Ghana's fishing sector could collapse if government failed to protect it against illegal fishing and poaching, Friends of the Nation (FoN), a local Non-Governmental Organisation (NGO) has warned.Ghana's fisheries sector is said to add about one billion dollars to government revenue annually, and provides livelihood to about 10 per cent of Ghanaians, covering about four million fishers and their dependents.
However, over the years it has experienced a rapid decline, due to illegal application of fishing methods and poaching, as well as lack of political will to enforce the law, FoN's Programmes Manager, Mr Kyei Kwadwo Yamoa told journalists at a news briefing.
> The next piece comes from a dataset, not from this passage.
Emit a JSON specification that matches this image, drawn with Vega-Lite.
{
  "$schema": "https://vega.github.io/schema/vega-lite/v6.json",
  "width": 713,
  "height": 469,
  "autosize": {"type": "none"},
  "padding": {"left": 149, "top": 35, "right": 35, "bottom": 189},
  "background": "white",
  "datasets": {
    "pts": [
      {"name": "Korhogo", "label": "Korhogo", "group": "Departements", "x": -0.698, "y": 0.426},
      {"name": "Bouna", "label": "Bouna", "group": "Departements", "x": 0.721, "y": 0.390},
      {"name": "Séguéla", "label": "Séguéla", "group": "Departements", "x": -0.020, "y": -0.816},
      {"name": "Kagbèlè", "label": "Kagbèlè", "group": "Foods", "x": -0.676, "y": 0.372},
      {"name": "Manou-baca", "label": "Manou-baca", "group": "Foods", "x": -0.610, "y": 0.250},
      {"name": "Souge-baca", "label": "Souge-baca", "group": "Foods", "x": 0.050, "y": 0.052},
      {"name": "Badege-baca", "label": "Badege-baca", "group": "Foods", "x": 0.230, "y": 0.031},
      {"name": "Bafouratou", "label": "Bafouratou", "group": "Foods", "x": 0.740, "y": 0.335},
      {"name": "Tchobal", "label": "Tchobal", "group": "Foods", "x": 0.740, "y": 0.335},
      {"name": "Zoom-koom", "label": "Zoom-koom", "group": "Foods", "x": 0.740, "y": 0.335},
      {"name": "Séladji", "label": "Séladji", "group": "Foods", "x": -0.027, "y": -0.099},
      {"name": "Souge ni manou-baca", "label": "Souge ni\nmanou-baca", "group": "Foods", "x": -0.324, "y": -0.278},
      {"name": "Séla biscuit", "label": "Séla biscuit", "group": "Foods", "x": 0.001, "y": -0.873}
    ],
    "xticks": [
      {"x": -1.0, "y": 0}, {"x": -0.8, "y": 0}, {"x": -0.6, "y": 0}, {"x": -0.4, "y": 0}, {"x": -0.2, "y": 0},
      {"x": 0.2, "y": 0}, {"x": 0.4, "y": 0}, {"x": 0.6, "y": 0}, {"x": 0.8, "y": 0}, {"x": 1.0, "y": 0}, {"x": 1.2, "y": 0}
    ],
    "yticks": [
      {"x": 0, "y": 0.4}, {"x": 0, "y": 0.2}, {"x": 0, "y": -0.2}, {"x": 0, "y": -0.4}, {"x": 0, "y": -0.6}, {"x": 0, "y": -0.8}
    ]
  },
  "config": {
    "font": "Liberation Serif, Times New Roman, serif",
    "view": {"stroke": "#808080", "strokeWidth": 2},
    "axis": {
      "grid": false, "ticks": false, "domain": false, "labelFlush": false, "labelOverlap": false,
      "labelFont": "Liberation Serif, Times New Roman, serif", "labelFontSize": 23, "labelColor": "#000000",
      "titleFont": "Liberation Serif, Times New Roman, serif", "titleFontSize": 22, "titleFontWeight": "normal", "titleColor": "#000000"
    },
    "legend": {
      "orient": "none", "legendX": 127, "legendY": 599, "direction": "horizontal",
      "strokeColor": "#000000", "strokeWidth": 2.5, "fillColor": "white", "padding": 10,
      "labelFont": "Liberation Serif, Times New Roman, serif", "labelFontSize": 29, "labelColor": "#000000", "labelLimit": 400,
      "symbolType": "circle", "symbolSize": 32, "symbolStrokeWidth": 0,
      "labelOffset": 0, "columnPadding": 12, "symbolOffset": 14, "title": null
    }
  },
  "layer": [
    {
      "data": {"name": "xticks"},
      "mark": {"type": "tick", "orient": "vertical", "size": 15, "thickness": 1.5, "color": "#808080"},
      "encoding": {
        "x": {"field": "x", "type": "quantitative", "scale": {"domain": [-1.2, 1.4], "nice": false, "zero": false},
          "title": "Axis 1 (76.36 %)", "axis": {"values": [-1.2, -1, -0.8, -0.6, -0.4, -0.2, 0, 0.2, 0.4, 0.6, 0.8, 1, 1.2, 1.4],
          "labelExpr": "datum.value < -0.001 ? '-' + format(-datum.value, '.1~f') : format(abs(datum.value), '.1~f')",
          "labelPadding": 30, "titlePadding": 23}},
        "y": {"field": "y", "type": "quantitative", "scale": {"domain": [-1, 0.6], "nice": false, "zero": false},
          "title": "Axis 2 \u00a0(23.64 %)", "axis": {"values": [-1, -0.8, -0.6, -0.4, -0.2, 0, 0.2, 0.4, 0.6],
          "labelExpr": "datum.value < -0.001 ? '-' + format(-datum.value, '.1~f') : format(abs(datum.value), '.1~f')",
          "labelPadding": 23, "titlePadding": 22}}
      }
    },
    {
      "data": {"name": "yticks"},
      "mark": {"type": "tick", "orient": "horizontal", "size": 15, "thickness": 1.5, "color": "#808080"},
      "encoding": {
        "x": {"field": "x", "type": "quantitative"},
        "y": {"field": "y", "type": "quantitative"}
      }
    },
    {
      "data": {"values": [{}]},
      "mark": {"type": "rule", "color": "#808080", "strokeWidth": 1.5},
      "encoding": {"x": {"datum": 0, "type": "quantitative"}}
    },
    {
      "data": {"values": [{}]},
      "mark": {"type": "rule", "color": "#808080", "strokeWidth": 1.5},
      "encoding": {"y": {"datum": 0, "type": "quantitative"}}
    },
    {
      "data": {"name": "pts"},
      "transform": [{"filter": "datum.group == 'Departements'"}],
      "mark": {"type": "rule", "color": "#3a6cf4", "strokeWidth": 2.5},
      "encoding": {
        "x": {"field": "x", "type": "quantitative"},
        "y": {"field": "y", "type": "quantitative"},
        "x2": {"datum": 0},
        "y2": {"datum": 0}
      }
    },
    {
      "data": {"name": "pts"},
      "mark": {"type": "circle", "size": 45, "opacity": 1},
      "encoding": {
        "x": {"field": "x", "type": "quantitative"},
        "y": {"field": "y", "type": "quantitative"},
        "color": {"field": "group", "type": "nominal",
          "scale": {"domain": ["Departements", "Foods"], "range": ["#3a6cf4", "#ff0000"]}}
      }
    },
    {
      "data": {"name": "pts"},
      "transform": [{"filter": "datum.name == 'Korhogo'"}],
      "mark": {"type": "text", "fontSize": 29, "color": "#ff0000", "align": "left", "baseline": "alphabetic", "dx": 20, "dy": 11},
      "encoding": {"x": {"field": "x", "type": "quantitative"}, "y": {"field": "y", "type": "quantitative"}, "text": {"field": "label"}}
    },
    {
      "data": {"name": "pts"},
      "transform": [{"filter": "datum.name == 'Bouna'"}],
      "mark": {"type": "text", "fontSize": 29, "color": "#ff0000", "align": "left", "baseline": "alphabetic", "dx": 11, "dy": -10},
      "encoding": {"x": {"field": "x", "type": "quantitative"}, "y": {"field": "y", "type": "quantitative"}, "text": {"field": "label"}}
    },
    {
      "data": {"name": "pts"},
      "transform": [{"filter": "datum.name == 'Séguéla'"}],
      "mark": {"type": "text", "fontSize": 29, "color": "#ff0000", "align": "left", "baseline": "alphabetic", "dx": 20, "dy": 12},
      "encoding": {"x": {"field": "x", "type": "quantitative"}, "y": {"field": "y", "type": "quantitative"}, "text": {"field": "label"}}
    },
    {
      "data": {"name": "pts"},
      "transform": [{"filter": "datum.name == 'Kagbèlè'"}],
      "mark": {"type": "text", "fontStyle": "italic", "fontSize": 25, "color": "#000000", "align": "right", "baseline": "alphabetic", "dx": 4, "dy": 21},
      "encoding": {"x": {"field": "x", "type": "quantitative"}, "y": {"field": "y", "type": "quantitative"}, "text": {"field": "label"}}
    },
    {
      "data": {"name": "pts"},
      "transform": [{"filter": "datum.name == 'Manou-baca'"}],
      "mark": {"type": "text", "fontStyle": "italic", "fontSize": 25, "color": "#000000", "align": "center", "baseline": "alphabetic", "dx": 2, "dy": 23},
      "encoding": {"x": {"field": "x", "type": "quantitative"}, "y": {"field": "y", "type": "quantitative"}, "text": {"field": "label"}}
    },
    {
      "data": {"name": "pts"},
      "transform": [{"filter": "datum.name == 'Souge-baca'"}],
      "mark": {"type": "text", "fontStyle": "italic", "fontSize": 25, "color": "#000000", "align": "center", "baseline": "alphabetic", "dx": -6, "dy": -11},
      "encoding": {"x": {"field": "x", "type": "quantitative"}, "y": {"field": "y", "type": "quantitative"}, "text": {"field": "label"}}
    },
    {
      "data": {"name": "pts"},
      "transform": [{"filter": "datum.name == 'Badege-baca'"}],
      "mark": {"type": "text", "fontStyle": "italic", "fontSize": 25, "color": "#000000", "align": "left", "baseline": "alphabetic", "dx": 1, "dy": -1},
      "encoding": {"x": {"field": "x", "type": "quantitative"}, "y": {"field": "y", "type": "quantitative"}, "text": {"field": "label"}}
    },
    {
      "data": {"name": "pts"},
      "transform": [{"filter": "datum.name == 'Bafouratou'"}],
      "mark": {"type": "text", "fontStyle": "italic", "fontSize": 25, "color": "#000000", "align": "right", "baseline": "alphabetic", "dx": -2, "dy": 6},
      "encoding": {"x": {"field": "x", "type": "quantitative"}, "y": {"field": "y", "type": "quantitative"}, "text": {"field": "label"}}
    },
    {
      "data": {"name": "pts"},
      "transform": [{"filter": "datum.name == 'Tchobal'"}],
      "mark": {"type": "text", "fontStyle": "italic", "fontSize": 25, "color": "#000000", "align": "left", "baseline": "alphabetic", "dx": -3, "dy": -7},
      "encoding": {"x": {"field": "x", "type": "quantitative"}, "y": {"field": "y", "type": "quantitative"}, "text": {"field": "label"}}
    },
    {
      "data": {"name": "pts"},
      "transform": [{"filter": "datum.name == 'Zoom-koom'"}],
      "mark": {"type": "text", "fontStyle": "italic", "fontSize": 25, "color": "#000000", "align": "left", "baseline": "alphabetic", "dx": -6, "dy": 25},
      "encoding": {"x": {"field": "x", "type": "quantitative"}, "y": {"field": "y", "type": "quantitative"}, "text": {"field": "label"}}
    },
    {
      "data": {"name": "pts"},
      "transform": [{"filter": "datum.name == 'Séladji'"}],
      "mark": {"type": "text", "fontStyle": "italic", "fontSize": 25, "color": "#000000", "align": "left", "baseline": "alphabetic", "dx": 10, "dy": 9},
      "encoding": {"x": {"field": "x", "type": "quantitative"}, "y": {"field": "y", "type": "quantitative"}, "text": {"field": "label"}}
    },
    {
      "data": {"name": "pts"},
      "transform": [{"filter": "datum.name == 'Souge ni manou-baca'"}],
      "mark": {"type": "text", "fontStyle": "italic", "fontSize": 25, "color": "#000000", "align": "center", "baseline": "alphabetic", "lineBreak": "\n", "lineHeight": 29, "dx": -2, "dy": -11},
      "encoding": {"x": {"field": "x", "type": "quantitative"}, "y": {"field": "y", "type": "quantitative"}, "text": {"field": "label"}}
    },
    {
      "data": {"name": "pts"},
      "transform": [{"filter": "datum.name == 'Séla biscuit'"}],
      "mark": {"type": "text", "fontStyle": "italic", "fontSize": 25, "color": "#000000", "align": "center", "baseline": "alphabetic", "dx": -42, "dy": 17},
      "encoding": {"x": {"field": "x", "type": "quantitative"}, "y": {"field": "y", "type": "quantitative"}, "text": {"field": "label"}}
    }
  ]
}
He noted that lack of political will on the part of government to enforce the fishing laws that would ensure compliance to curtail application of illegal fishing methods and theft in Ghanaian territorial waters were responsible for the sharp fall in fish stock.
The sector provides about 60 per cent of animal proteins to Ghanaians, Mr Solomon Kusi Ampofo, Communications Co-ordinator of FoN disclosed.
He told the GNA that owing to the illegal activities, "the country loses about $100m annually through the of overuse of unlawful fishing methods and poaching.
'This has allowed rampant illegal and unsustainable fishing practices, including the use of chemicals, light, dynamites and explosives and small mesh size nets.
Nowadays, fishermen spend more time, more energy, more money, and more effort but get less and less fish each day,' he said.
Mr Ampofo said Ghana's fishing governance required the development of a comprehensive fisheries enforcement and compliance strategy, including voluntary compliance and deterrence.
Both short and long-term measures were also required as a foundation to support the implementation of effective compliance and enforcement actions, he added.